Il y a un espace très intime, entre toi et moi, dans cette toute petite pièce qu’on appelle notre cuisine. Elle est comme nous, la cuisine, ouverte sur le monde mais aussi toute repliée sur elle-même, en creux. Un petit moulin par lequel on rentre, une porte d’entrée, un lieu de passage, de vie aussi. La cuisine c’est chez moi, mais quand c’est aussi chez toi, il y passe des ondes d’un quelque chose d’aussi blanc que la farine des cookies avant de mettre le sucre dedans. Quand on se tourne le dos, toi à la vaisselle et moi devant la planche à découper, nos êtres se frôlent et se respirent. C’est un partage mutuel et tacite, un silence qui en dit long. On écoute ma musique, ou bien ton podcast, sans trop rien dire ou alors en chantant, ou alors en dansant. C’est deux courants dans l’océan, qui se rencontrent et s’enroulent, contraires, complémentaires. Notre valse est presque sans saccade, notre accord est parfait. Le cœur léger on observe, chacun notre tour à la dérobée, cet endroit dans nos nuques où se logent les baisers. De profil ton sourire est renversant, il est si facile, si tranquille, d’avoir envie de passer la main dans ton dos.
Et c’est à la fois dérisoire et bien trop vrai, de te dire que je t’aime plus que les frites, que les myrtilles, plus que la raclette et les sablés conjugués.
Dans la cuisine on se trouve, on se retrouve, sas de décompression entre le dehors, son odeur particulière d’altérité et de tumulte, et notre intériorité aux teintes familières, qui n’est tout de même pas sans ses propres pièges, ses propres dangers. Ici on dépose tout ce qui ne nous rend plus service. Ici, quand ça bouillonne et que ça déborde, on vient baisser le feu.

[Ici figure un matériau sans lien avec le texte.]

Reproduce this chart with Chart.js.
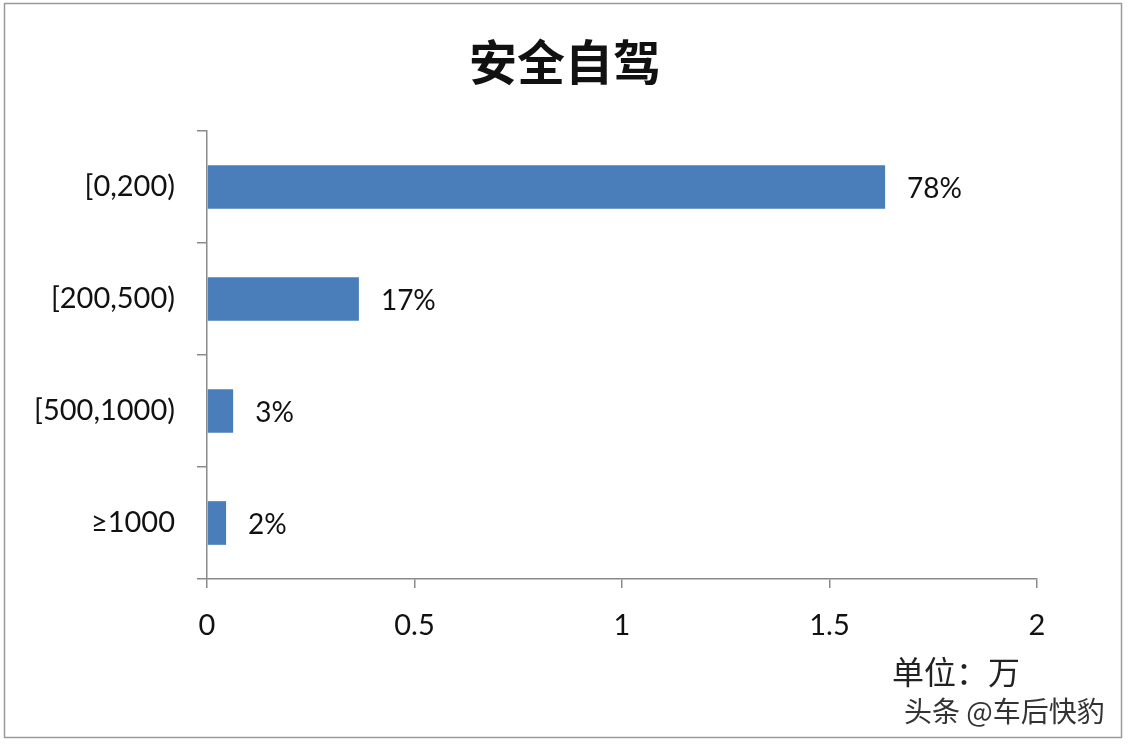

Dans la cuisine, aussi, bien sûr, on se nourrit. On fabrique de nos mains les repas qu’on mange ensemble et on fabrique, dans cet interstice, cet espace très intime, quelques pièces du puzzle que nous formons tous les deux. Aussi bien côte à côte et les mains dans le même pétrin, que lorsqu’on se tourne le dos, sans jamais oublier où se logent nos baisers.